Wie der "Ozempic-Effekt" die Gastronomie verändert
Weniger essen, früher satt: Der Erfolg der Abnehmspritzen wirkt sich auch auf die Restaurantbranche aus.
Weniger Hunger, dafür weniger Gewicht: Der Einsatz von Ozempic, Wegovy und anderen Appetithemmern wird immer beliebter - mit bisher nicht bedachten Folgen: In den USA und Großbritannien zeigen sich bereits Auwirkungen auf die Restaurantkultur. Sogar von von einem "Ozempic-Effekt" ist bereits die Rede.
Denn was gut ist für die Gesundheit der Betroffenen, die mit Hilfe der "Abnehmspritze" ihr mitunter hohes Übergewicht reduzieren können, macht sich in den Bestellungen bemerkbar. Dabei liegt die Einführung des rezeptpflichtigen Medikaments erst kurze Zeit zurück. Doch mit anhaltendem Erfolg wird gerechnet. Die US-Analysten von Morgan Stanley schätzen, dass allein in den USA bis 2035 24 Millionen Menschen (ca. 7 % der US-Einwohner) ein Abnehmmedikament verwenden werden. Manche Medien wie etwa der britische The Telegraph sehen daher nachhaltige Veränderungen für die Gastro-Branche heraufziehen.
Was nämlich bereits jetzt auffällt: Es wird weniger bestellt. Das betrifft nicht nur die Hauptspeisen, sondern vor allem Desserts, die in vielen Restaurants bisher als fixer Menüabschluss galten. Doch bei wem dank Ozempic die Sättigung deutlich früher eintritt, lässt den meist süßen Abschluss weg.

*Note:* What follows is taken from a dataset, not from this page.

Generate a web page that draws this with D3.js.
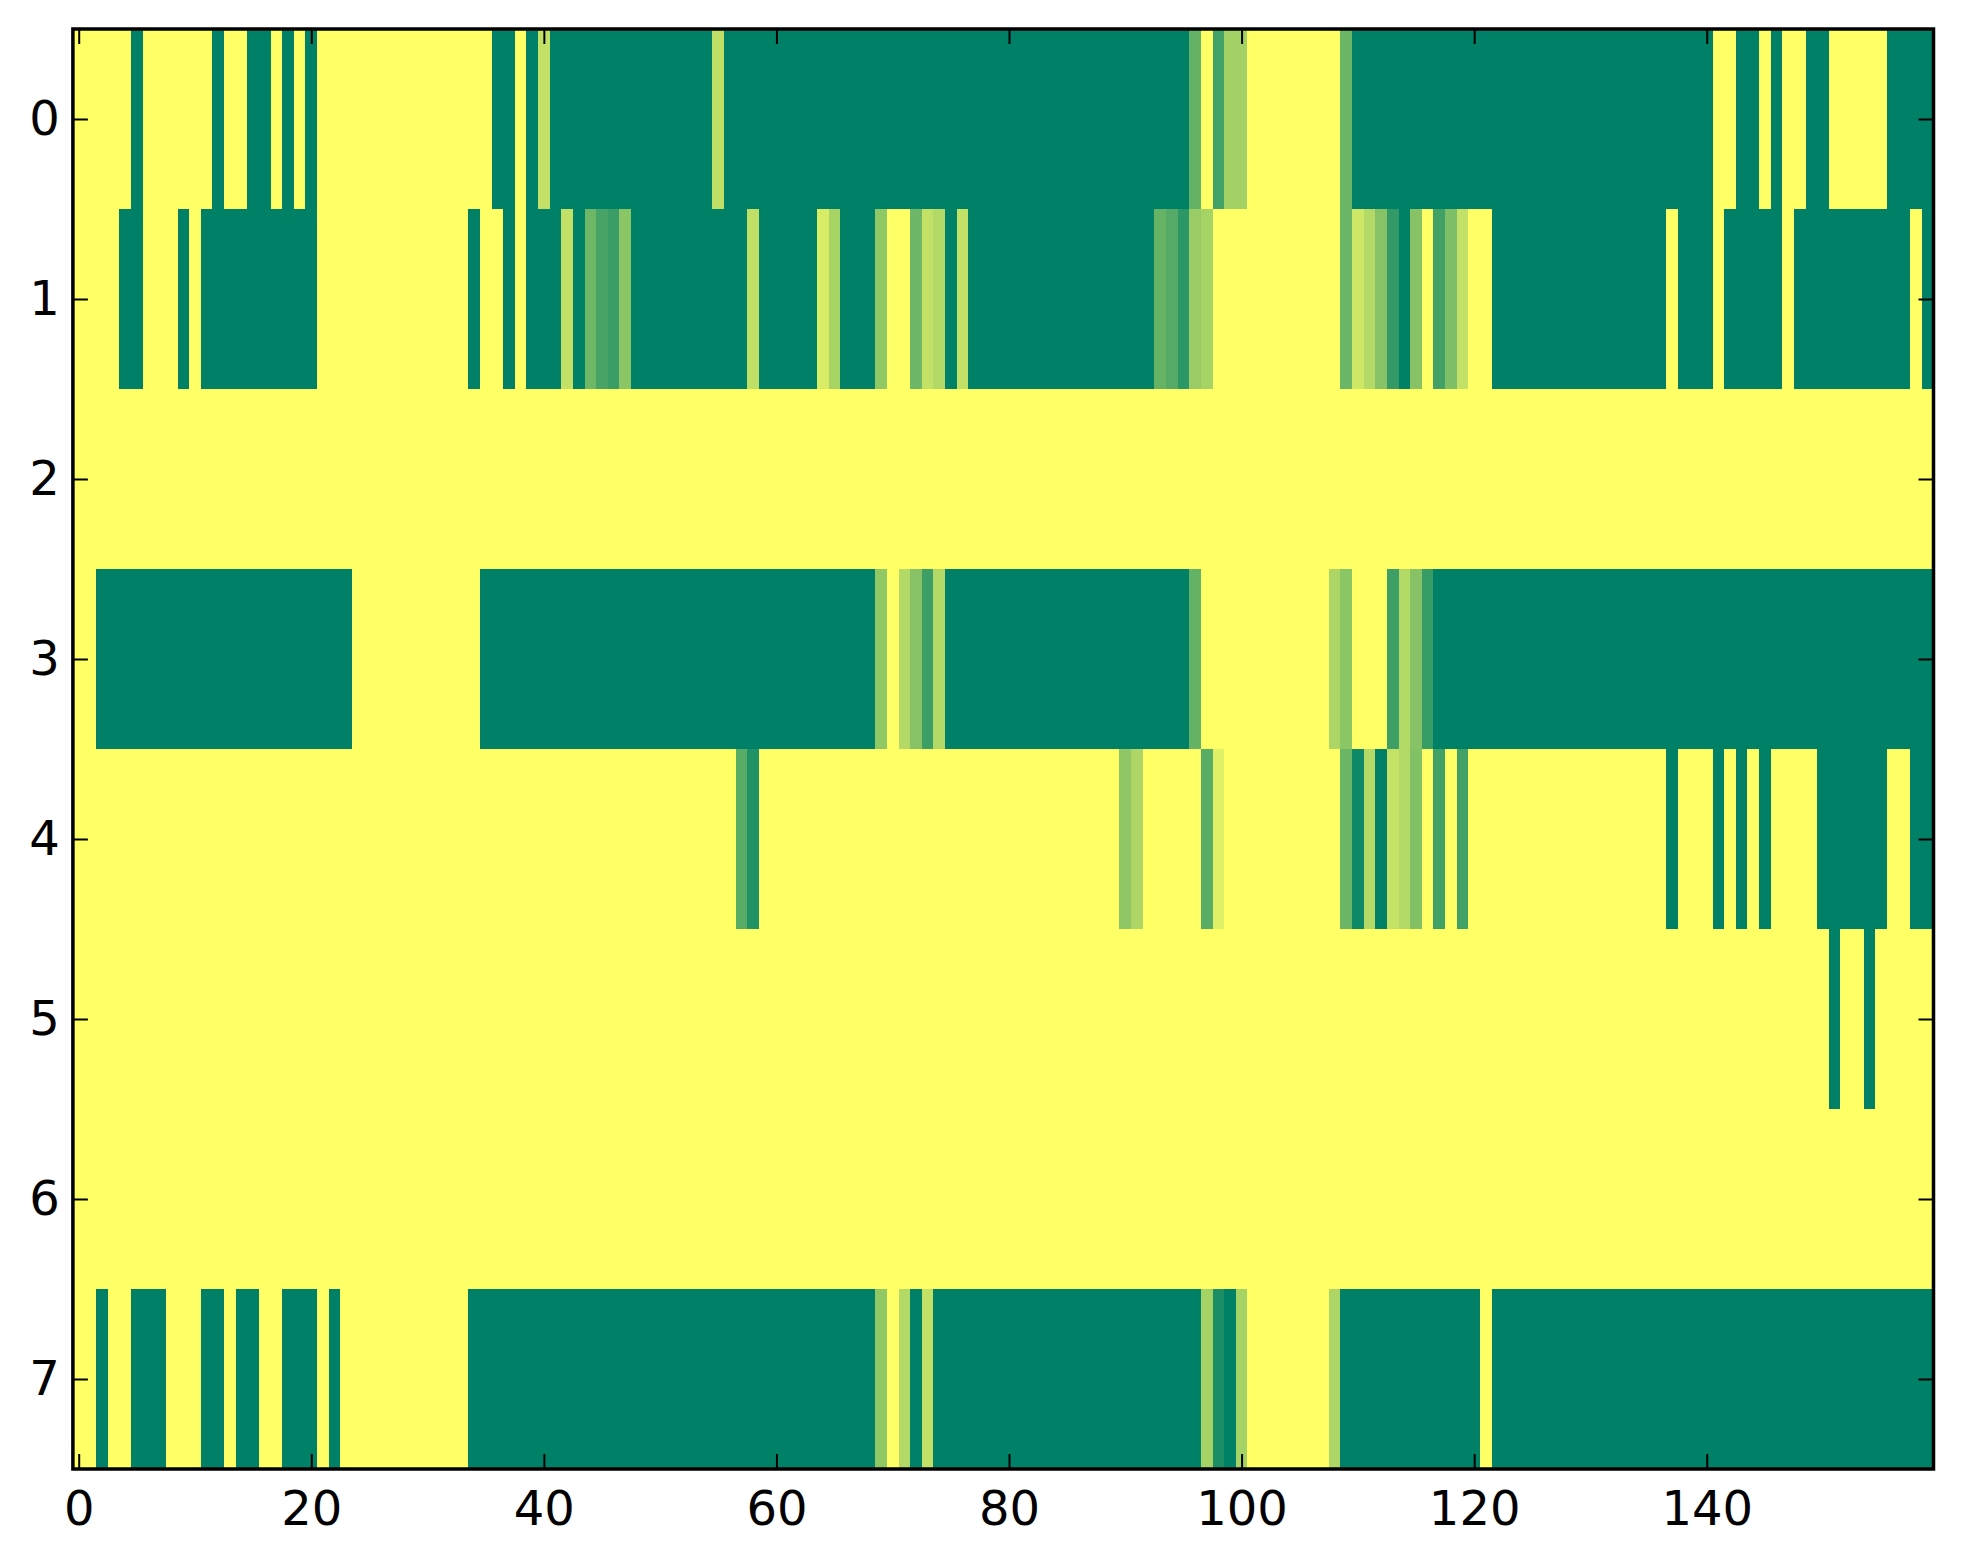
<!DOCTYPE html>
<html>
<head>
<meta charset="utf-8">
<script src="https://cdn.jsdelivr.net/npm/d3@7"></script>
<style>
  body { margin: 0; background: #fff; }
  svg text { font-family: "DejaVu Sans", sans-serif; }
</style>
</head>
<body>
<svg id="chart" width="1963" height="1564"></svg>
<script>
// heatmap rows (0 = dark green, 1 = yellow), 160 columns each
var row0 = [1,1,1,1,1,0,1,1,1,1, 1,1,0,1,1,0,0,1,0,1,
            0,1,1,1,1,1,1,1,1,1, 1,1,1,1,1,1,0,0,1,0,
            .76,0,0,0,0,0,0,0,0,0, 0,0,0,0,0,.75,0,0,0,0,
            0,0,0,0,0,0,0,0,0,0, 0,0,0,0,0,0,0,0,0,0,
            0,0,0,0,0,0,0,0,0,0, 0,0,0,0,0,0,.39,1,.26,.64,
            .64,1,1,1,1,1,1,1,1,.42, 0,0,0,0,0,0,0,0,0,0,
            0,0,0,0,0,0,0,0,0,0, 0,0,0,0,0,0,0,0,0,0,
            0,1,1,0,0,1,0,1,1,0, 0,1,1,1,1,1,0,0,0,0];
var row1 = [1,1,1,1,0,0,1,1,1,0, 1,0,0,0,0,0,0,0,0,0,
            0,1,1,1,1,1,1,1,1,1, 1,1,1,1,0,1,1,0,1,0,
            0,0,.76,0,.43,.28,.23,.54,0,0, 0,0,0,0,0,0,0,0,.75,0,
            0,0,0,0,.85,.66,0,0,0,.57, 1,1,.43,.76,.7,0,.76,0,0,0,
            0,0,0,0,0,0,0,0,0,0, 0,0,0,.4,.33,.17,.6,.65,1,1,
            1,1,1,1,1,1,1,1,1,.42, .81,.7,.53,.2,0,.53,1,.26,.49,.76,
            1,1,0,0,0,0,0,0,0,0, 0,0,0,0,0,0,0,1,0,0,
            0,1,0,0,0,0,0,1,0,0, 0,0,0,0,0,0,0,0,1,0];
var row2 = [1,1,1,1,1,1,1,1,1,1, 1,1,1,1,1,1,1,1,1,1,
            1,1,1,1,1,1,1,1,1,1, 1,1,1,1,1,1,1,1,1,1,
            1,1,1,1,1,1,1,1,1,1, 1,1,1,1,1,1,1,1,1,1,
            1,1,1,1,1,1,1,1,1,1, 1,1,1,1,1,1,1,1,1,1,
            1,1,1,1,1,1,1,1,1,1, 1,1,1,1,1,1,1,1,1,1,
            1,1,1,1,1,1,1,1,1,1, 1,1,1,1,1,1,1,1,1,1,
            1,1,1,1,1,1,1,1,1,1, 1,1,1,1,1,1,1,1,1,1,
            1,1,1,1,1,1,1,1,1,1, 1,1,1,1,1,1,1,1,1,1];
var row3 = [1,1,0,0,0,0,0,0,0,0, 0,0,0,0,0,0,0,0,0,0,
            0,0,0,0,1,1,1,1,1,1, 1,1,1,1,1,0,0,0,0,0,
            0,0,0,0,0,0,0,0,0,0, 0,0,0,0,0,0,0,0,0,0,
            0,0,0,0,0,0,0,0,0,.57, 1,.7,.53,.24,.7,0,0,0,0,0,
            0,0,0,0,0,0,0,0,0,0, 0,0,0,0,0,0,.39,1,1,1,
            1,1,1,1,1,1,1,1,.68,.54, 1,1,1,.24,.7,.53,.22,0,0,0,
            0,0,0,0,0,0,0,0,0,0, 0,0,0,0,0,0,0,0,0,0,
            0,0,0,0,0,0,0,0,0,0, 0,0,0,0,0,0,0,0,0,0];
var row4 = [1,1,1,1,1,1,1,1,1,1, 1,1,1,1,1,1,1,1,1,1,
            1,1,1,1,1,1,1,1,1,1, 1,1,1,1,1,1,1,1,1,1,
            1,1,1,1,1,1,1,1,1,1, 1,1,1,1,1,1,1,.35,.13,1,
            1,1,1,1,1,1,1,1,1,1, 1,1,1,1,1,1,1,1,1,1,
            1,1,1,1,1,1,1,1,1,1, .56,.68,1,1,1,1,1,.35,.88,1,
            1,1,1,1,1,1,1,1,1,.42, .06,.7,0,.77,.7,.51,1,.25,1,.25,
            1,1,1,1,1,1,1,1,1,1, 1,1,1,1,1,1,1,0,1,1,
            1,0,1,0,1,0,1,1,1,1, 0,0,0,0,0,0,1,1,0,0];
var row5 = [1,1,1,1,1,1,1,1,1,1, 1,1,1,1,1,1,1,1,1,1,
            1,1,1,1,1,1,1,1,1,1, 1,1,1,1,1,1,1,1,1,1,
            1,1,1,1,1,1,1,1,1,1, 1,1,1,1,1,1,1,1,1,1,
            1,1,1,1,1,1,1,1,1,1, 1,1,1,1,1,1,1,1,1,1,
            1,1,1,1,1,1,1,1,1,1, 1,1,1,1,1,1,1,1,1,1,
            1,1,1,1,1,1,1,1,1,1, 1,1,1,1,1,1,1,1,1,1,
            1,1,1,1,1,1,1,1,1,1, 1,1,1,1,1,1,1,1,1,1,
            1,1,1,1,1,1,1,1,1,1, 1,0,1,1,0,1,1,1,1,1];
var row6 = [1,1,1,1,1,1,1,1,1,1, 1,1,1,1,1,1,1,1,1,1,
            1,1,1,1,1,1,1,1,1,1, 1,1,1,1,1,1,1,1,1,1,
            1,1,1,1,1,1,1,1,1,1, 1,1,1,1,1,1,1,1,1,1,
            1,1,1,1,1,1,1,1,1,1, 1,1,1,1,1,1,1,1,1,1,
            1,1,1,1,1,1,1,1,1,1, 1,1,1,1,1,1,1,1,1,1,
            1,1,1,1,1,1,1,1,1,1, 1,1,1,1,1,1,1,1,1,1,
            1,1,1,1,1,1,1,1,1,1, 1,1,1,1,1,1,1,1,1,1,
            1,1,1,1,1,1,1,1,1,1, 1,1,1,1,1,1,1,1,1,1];
var row7 = [1,1,0,1,1,0,0,0,1,1, 1,0,0,1,0,0,1,1,0,0,
            0,1,0,1,1,1,1,1,1,1, 1,1,1,1,0,0,0,0,0,0,
            0,0,0,0,0,0,0,0,0,0, 0,0,0,0,0,0,0,0,0,0,
            0,0,0,0,0,0,0,0,0,.57, 1,.7,0,.76,0,0,0,0,0,0,
            0,0,0,0,0,0,0,0,0,0, 0,0,0,0,0,0,0,.65,.11,0,
            .65,1,1,1,1,1,1,1,.68,0, 0,0,0,0,0,0,0,0,0,0,
            0,1,0,0,0,0,0,0,0,0, 0,0,0,0,0,0,0,0,0,0,
            0,0,0,0,0,0,0,0,0,0, 0,0,0,0,0,0,0,0,0,0];

var rows = [row0, row1, row2, row3, row4, row5, row6, row7];
var xTicks = [0, 20, 40, 60, 80, 100, 120, 140];
var yTicks = [0, 1, 2, 3, 4, 5, 6, 7];

var svg = d3.select("#chart");

var plotL = 72.9, plotR = 1933.5, plotT = 29, plotB = 1469;

var x = d3.scaleLinear().domain([-0.5, 159.5]).range([plotL, plotR]);
var y = d3.scaleLinear().domain([-0.5, 7.5]).range([plotT, plotB]);

// summer colormap
var color = d3.scaleLinear().domain([0, 1]).range(["#008066", "#ffff66"]);

var cells = [];
rows.forEach(function(r, ri) {
    r.forEach(function(v, ci) {
        cells.push({row: ri, col: ci, v: v});
    });
});

svg.append("g")
    .attr("shape-rendering", "crispEdges")
    .selectAll("rect")
    .data(cells)
    .enter().append("rect")
    .attr("x", function(d) { return x(d.col - 0.5); })
    .attr("y", function(d) { return y(d.row - 0.5); })
    .attr("width", function(d) { return x(d.col + 0.5) - x(d.col - 0.5) + 0.6; })
    .attr("height", function(d) { return y(d.row + 0.5) - y(d.row - 0.5) + 0.6; })
    .attr("fill", function(d) { return color(d.v); });

// axes, ticks pointing inward
var tickLen = 15;

svg.append("g")
    .attr("transform", "translate(0," + plotB + ")")
    .call(d3.axisBottom(x).tickValues(xTicks).tickSize(-tickLen).tickPadding(22));
svg.append("g")
    .attr("transform", "translate(0," + plotT + ")")
    .call(d3.axisTop(x).tickValues(xTicks).tickSize(-tickLen).tickFormat(""));
svg.append("g")
    .attr("transform", "translate(" + plotL + ",0)")
    .call(d3.axisLeft(y).tickValues(yTicks).tickSize(-tickLen).tickPadding(13));
svg.append("g")
    .attr("transform", "translate(" + plotR + ",0)")
    .call(d3.axisRight(y).tickValues(yTicks).tickSize(-tickLen).tickFormat(""));

svg.selectAll(".domain").remove();
svg.selectAll(".tick line").attr("stroke", "#000").attr("stroke-width", 2);
svg.selectAll(".tick text")
    .attr("font-size", 48)
    .attr("fill", "#000")
    .attr("font-family", "DejaVu Sans");

// frame
svg.append("rect")
    .attr("x", plotL)
    .attr("y", plotT)
    .attr("width", plotR - plotL)
    .attr("height", plotB - plotT)
    .attr("fill", "none")
    .attr("stroke", "#000")
    .attr("stroke-width", 3.5);
</script>
</body>
</html>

Einige Köche reagieren bereits
Manche Köche passen sich mittlerweile den neuen Gegebenheiten an - und servieren die bekannt üppigen Desserts einfach in kleineren Portionen. Chefkoch Stevie Parle, der jüngst ein neues Restaurant im trendigen Distrikt Covent Garden in London eröffnete, bietet seine bekannten Puddings nun auch in Mini-Versionen an.
Anderen Gästen, die die Abnehmspritze verwenden, wiederum kommt das derzeit beliebte Sharing-Konzept zugute. Es werden also einfach mehrere Vor- und Hauptspeisen bestellt, von denen jeder ein wenig isst, wenn eine Gruppe gemeinsam ausgeht. Oder man sucht gezielt nach Restaurants, in denen nur kleine Portionen serviert werden. Das komme zudem jenen entgegen, die gerne verschiedene Speisen kosten, befindet man in der New York Times. Und: "Es ist nicht so offensichtlich, wenn man nicht aufisst. Wenn alle zusammen essen, ist es nicht so unangenehm, etwas übrigzulassen", wird ein Ocempic-Patient zitiert.

Neue Strategien: Ausreden erfinden
Andere, die gerne Restaurants besuchen, gehen wieder offensiv mit ihrer Medikation um und informieren das Personal. Niemand solle glauben, dass es nicht schmeckt, weil man den Hauptanteil übrig lasse.
Manche erfinden sogar Ausreden, warum sie so wenig essen, weiß die Internistin Johanna Brix, Leiterin der Adipositas-Ambulanz im Klinikum Landstraße und im Vorstand der Österreichischen Adipositasgesellschaft. Die soziale Komponente sei nicht unwesentlich, werde aber noch zu wenig bedacht. Von ihren Patienten hört sie das in Zusammenhang mit Restaurantbesuchen oft. "Einerseits freuen sie sich, dass sie so gut abnehmen. Andererseits fragen Freunde bei gemeinsamen Essen, ob es ihnen nicht gut geht, weil sie so wenig essen."
Patienten betonen positive Erlebnisse
Dabei sei das Gegenteil der Fall, die Patienten betonen eher das positive Erlebnis: Dass sie nicht das Bedürfnis haben, mehr zu essen. "Endlich fühlen sie sich mit wenig Essen satt. Dass zu viel am Teller ist, ist für diese Patientengruppe eine positive Erfahrung."
In Studien hat sich auch gezeigt, dass das Medikament sogar den Geschmack verändert: Weg von süß und salzig, dafür tendenziell in Richtung Gesundes. "Die Rezeptoren werden durch das Medikament anders besetzt", erklärt Brix den Effekt. Das veränderte Essverhalten verändert generell die Modalitäten des Weggehens und Freundetreffens. "Statt zu Kaffee und Kuchen treffen sich manche jetzt eben auf ein Glas Wein."